Google’s Germany Investment Plan Means Europe’s AI Infrastructure Race Just Got Real
A New Chapter in Europe’s AI Story
Big tech often announces new gadgets or cloud features. But today, it’s about infrastructure. On 6 November 2025, Google reportedly planned its largest-ever investment in Germany covering new data centres, AI infrastructure and renewable energy projects. Reuters
This isn’t just a Google story. It signals Europe’s next move in the global tech power map one where data, energy and computing converge.
The Deal in Focus
Google’s plan, according to German business outlet Handelsblatt, involves:
- A large infrastructure investment based in Germany, centred in cities like Munich, Frankfurt and Berlin.
- Construction of new data centres and AI capability hubs.
- Projects to use renewable energy and convert waste heat, contributing to Germany’s green-tech goals.
- The announcement is expected at a press conference on 11 November, together with Germany’s finance minister.
While exact numbers are not yet disclosed, colleagues and analysts say this may stand in the tens of billions of euros.
Why Germany and Why Now?
Strategic location
Germany offers high-tech manufacturing, a strong industrial base and talent. For Google, getting a footprint here accelerates access to European enterprises.
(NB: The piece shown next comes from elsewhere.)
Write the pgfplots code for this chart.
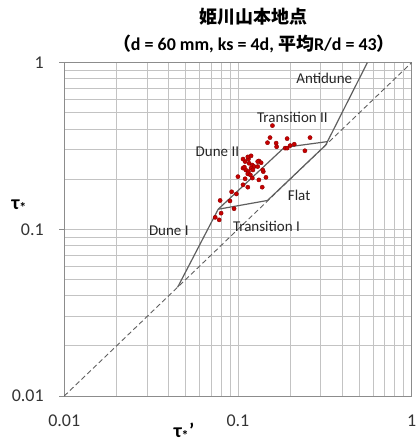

Green energy & infrastructure
Germany’s push toward renewable power and waste-heat recovery means data centres here can claim greener credentials a growing concern for tech companies.
Data sovereignty & regulation
With EU AI-Act and data-sovereignty laws on the rise, placing infrastructure in Germany gives Google a regulatory edge in serving European customers.
Untapped European demand
While U.S. and Asia dominated cloud/AI infrastructure, Europe is seeing a wake-up call: limited capacity, grid bottlenecks, and rising local demand.
What This Means for Google (and you)
- Expansion of cloud/AI services in Europe → more enterprise deals, more revenue.
- Advantage in AI-driven markets: data centres + chips + software.
- Positioning as a “global tech infrastructure provider”, not just consumer products.
For You (the user)
- Better latency and service in Europe: quicker responses, more reliable services.
- Possibly greener tech: infrastructure with renewable energy means services with lower environmental cost.
- More local job opportunities in cloud engineering, AI ops, data-centre management.
Investors/tech watchers
- Google’s stock may benefit if enterprise cloud/OEM deals pick up in Europe.
- Infrastructure build-out has cost and time risks patience needed.
- Competitors (Amazon AWS, Microsoft Azure) may accelerate European investment in response → a new “race” begins.
The Big Infrastructure Landscape
The truth: AI isn’t just software. It’s hardware + energy + location + data-flow.
- Data centres require huge power, cooling, connectivity. Europe has lagged the U.S./Asia.
- Google’s move signals the region may unlock new capacity, but also faces risks (grid, regulation, cost).
- When a tech giant bet this heavily on a country, local infrastructure, and energy systems, it signals the moment the invisible support systems become the story.
Risks & Questions to Watch
- Cost & timing risks: Infrastructure deals take years. Delays or cost overruns could pressure margins.
- Energy/power constraints: Germany has strong ambition but grid and power-supply issues remain.
- Regulatory shifts: The EU’s rules on AI, data exports, tax may affect profitability.
- Competitive response: AWS or Microsoft could respond with equal or larger investments in Europe.
- User adoption: For Google to profit, enterprises must actually use the new infrastructure not just buy capacity.
Why This Topic Deserves Attention
Because while flashy announcements grab headlines, the foundation of future tech doesn’t: where the data lives, how it’s powered, and who controls the flow. Google’s Germany plan is quietly stacking this foundation.
If you’re curious about:
- Why your next AI app might be faster in Berlin than San Francisco.
- How your next device might rely on a data centre in Frankfurt.
- What the next wave of tech jobs might look like near Munich you’ll find clues here.
Conclusion – Europe Enters the Game
Google’s big move in Germany reminds us: tech infrastructure is no longer just about companies it’s about countries, energy systems and global strategy. When tens of billions get invested, the playing field changes.
For you, for tech careers, and for investing, the lesson is: look at where infrastructure is being built, not just what product is being launched. Because infrastructure defines what’s possible tomorrow.